Perforation of Steel Plates at Various Temperatures

Abstract

The primary objective of this thesis was to investigate how the temperature affects the perforation resistance of the high-strength steel Armox 500T and the low-strength steel NVE 36. This was investigated both experimentally and numerically. Tensile tests were conducted at room temperature to obtain the material properties for both materials. The Armox 500T was shown to have a yield stress of about four times the yield stress of the NVE 36 steel, while for the ductility the opposite was true. The Modified Johnson-Cook constitutive relation and the Cockcroft-Latham fracture criterion were calibrated using the material data obtained from the tensile tests. By inverse modeling, the model constants were tuned until wanted material behaviour was obtained. Ballistic impact experiments were conducted at room temperature and at -40 ◦C. The target plates were subjected to impacts using 7.62 mm APM2 bullets.
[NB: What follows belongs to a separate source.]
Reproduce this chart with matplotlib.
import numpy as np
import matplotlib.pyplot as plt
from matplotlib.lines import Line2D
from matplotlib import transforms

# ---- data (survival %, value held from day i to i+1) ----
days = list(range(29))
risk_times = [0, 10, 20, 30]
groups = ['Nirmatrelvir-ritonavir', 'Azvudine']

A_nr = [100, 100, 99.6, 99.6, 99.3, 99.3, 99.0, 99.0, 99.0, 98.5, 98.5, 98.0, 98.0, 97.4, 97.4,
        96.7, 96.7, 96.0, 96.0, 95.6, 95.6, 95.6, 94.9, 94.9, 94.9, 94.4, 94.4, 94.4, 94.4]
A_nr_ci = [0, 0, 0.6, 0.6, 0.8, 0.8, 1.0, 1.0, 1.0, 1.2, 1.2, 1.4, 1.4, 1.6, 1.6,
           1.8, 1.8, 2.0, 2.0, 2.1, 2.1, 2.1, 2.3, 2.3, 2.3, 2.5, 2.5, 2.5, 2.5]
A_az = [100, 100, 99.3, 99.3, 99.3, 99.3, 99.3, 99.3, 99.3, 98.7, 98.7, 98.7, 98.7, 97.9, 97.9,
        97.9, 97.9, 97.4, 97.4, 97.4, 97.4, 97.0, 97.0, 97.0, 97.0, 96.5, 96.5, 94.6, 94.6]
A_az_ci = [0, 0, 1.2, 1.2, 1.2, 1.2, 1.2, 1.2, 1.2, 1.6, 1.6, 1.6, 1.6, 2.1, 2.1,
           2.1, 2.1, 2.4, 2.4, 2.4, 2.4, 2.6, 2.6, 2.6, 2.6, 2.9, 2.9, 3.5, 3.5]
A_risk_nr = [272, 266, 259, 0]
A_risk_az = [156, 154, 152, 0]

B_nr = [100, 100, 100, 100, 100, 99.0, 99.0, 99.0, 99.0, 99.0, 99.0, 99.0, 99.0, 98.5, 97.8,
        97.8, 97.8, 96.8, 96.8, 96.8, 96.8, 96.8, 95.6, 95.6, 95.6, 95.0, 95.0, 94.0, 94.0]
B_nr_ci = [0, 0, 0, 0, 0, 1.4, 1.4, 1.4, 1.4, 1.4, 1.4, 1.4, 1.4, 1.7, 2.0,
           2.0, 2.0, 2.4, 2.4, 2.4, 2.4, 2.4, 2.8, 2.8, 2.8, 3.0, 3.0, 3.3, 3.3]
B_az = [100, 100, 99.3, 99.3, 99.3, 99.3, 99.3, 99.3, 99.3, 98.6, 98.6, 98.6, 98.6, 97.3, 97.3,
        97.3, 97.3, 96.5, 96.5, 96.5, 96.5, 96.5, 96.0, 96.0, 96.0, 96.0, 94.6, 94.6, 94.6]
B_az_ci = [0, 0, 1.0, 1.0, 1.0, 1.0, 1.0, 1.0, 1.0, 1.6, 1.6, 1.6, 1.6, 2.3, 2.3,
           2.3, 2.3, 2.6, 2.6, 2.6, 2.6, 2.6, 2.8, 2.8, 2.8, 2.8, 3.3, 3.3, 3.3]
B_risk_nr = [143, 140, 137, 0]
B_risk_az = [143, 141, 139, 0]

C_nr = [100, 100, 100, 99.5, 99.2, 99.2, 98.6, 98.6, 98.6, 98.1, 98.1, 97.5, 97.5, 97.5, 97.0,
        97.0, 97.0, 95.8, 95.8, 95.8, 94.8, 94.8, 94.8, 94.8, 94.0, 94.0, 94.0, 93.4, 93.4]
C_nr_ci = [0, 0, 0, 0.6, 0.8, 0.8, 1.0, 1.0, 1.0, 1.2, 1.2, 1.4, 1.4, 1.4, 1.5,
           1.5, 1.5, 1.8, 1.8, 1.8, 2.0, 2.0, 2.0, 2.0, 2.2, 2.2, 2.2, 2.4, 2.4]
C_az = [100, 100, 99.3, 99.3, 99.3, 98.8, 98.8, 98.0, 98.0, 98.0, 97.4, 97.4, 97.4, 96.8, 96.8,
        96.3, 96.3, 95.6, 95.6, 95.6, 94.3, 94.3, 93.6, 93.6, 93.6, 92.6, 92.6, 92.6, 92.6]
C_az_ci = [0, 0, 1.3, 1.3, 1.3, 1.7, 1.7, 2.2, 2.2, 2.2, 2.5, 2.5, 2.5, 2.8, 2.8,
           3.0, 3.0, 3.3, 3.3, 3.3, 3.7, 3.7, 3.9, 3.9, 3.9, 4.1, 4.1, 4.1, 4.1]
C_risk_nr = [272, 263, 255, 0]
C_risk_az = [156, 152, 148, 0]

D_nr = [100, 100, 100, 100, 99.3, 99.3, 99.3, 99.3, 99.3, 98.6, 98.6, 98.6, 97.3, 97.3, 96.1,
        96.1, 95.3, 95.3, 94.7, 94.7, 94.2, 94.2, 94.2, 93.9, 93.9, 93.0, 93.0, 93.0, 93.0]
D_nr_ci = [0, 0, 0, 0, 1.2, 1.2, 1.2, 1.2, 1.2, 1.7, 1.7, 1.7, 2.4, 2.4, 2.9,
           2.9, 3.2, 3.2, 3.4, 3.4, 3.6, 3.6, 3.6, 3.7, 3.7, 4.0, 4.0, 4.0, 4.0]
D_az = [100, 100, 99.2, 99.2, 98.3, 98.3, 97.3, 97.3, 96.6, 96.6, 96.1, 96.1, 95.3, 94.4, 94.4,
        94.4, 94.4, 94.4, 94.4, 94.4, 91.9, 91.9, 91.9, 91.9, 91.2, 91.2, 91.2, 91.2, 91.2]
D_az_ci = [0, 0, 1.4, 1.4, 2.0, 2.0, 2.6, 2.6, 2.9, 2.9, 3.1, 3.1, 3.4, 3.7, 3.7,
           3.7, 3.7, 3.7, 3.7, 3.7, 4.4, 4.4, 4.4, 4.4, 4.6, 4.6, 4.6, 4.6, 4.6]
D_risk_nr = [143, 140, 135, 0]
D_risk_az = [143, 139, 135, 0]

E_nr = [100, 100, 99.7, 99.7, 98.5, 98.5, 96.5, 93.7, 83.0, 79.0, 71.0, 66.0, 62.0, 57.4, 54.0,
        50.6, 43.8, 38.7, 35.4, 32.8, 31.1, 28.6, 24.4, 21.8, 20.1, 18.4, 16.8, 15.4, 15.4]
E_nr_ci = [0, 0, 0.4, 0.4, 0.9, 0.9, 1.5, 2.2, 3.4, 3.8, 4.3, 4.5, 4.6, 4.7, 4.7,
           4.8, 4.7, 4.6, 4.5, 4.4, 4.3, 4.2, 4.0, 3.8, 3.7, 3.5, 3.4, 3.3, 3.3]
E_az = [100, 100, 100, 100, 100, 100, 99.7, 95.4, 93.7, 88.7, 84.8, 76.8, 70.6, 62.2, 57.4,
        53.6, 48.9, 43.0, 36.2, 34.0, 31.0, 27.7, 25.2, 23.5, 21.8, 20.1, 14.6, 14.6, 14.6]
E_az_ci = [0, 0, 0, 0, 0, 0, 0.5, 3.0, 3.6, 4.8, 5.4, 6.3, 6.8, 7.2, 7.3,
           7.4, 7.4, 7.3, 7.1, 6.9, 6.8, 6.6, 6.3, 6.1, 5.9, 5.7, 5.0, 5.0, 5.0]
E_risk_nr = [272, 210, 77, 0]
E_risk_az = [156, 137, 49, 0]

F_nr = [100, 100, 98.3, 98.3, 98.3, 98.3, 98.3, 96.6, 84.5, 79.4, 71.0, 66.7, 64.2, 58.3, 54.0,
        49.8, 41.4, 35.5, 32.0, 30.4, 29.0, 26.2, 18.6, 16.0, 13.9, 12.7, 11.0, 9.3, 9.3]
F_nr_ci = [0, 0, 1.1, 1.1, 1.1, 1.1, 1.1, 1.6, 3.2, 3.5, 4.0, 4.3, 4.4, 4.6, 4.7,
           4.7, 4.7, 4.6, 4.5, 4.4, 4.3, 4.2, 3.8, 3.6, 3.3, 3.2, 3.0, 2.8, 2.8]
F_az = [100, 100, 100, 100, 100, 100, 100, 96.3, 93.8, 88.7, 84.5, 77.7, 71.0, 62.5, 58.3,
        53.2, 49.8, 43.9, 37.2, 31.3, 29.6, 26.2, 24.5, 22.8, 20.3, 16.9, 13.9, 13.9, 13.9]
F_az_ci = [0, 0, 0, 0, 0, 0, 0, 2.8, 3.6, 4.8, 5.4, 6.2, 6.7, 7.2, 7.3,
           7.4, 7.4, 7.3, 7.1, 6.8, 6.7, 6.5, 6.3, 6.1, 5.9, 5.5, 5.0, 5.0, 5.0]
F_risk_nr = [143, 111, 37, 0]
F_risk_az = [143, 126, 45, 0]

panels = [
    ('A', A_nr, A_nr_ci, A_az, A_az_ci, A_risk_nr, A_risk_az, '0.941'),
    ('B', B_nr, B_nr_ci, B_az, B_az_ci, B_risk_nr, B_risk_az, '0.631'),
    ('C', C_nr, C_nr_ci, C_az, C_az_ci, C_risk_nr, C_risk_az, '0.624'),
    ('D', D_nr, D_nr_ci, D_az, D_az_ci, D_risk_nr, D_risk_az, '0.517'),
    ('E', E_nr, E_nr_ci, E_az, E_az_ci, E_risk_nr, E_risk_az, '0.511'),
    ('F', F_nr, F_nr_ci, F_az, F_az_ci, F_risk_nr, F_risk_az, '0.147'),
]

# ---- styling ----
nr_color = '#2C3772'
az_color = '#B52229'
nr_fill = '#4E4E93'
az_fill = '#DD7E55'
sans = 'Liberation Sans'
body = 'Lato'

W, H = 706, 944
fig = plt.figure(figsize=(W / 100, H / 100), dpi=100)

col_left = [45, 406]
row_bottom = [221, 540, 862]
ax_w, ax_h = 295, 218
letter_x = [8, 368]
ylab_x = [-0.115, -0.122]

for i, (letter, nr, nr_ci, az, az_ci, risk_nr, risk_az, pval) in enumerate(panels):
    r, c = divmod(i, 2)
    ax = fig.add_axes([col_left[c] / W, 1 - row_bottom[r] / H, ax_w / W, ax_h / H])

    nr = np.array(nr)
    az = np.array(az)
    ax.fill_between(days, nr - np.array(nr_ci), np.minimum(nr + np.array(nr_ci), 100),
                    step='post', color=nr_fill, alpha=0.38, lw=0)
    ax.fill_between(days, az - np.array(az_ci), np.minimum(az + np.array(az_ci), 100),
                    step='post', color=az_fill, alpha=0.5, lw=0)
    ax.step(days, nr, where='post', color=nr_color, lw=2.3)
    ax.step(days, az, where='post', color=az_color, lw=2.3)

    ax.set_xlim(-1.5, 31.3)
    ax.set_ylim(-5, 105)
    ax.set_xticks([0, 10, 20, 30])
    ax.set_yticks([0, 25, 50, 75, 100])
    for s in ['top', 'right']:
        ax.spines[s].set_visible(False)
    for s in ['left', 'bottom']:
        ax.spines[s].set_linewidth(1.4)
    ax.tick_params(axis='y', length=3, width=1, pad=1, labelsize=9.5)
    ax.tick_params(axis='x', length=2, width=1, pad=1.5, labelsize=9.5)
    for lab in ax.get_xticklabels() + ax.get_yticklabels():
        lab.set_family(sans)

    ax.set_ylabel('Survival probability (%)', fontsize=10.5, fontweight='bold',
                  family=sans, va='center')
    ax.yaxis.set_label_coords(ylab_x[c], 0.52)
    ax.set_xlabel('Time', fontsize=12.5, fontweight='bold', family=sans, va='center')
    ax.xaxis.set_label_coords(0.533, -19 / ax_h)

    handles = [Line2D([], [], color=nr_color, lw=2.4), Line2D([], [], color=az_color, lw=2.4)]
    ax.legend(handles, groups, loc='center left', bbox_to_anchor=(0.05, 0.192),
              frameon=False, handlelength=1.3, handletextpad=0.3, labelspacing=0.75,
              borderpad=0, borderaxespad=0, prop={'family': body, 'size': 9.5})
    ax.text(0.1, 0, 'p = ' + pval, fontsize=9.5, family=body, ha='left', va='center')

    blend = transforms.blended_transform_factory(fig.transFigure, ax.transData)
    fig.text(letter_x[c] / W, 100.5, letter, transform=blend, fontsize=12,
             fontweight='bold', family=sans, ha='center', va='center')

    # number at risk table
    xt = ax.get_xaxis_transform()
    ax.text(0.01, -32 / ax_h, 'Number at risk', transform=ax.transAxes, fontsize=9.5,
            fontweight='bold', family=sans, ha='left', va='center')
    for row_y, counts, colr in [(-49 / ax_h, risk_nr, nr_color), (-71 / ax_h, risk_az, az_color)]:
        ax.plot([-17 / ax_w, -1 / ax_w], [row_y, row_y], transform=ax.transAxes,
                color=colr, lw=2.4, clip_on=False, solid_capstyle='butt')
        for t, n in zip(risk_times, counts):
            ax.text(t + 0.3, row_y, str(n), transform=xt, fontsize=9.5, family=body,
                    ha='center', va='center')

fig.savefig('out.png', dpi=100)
The objective was to determine the ballistic limit curve by curve fitting the Recht-Ipson model to the experimental data. Only a minor positive effect on the ballistic limit velocity was observed for the lowest temperature. The failure modes were shown to be more sensitive to different initial velocities than temperature inside the tested range. Numerical analyses were conducted using IMPETUS Afea Solver with the model constants obtained from the inverse modeling. The simulations gave good results for the ballistic limit velocity and they were able to capture the trends seen in the experiments with regards to failure modes. Ductile hole growth was shown to be the main failure mode for both materials at various temperatures. A sensitivity study was performed to see how sensitive the base models were to changes in different parameters.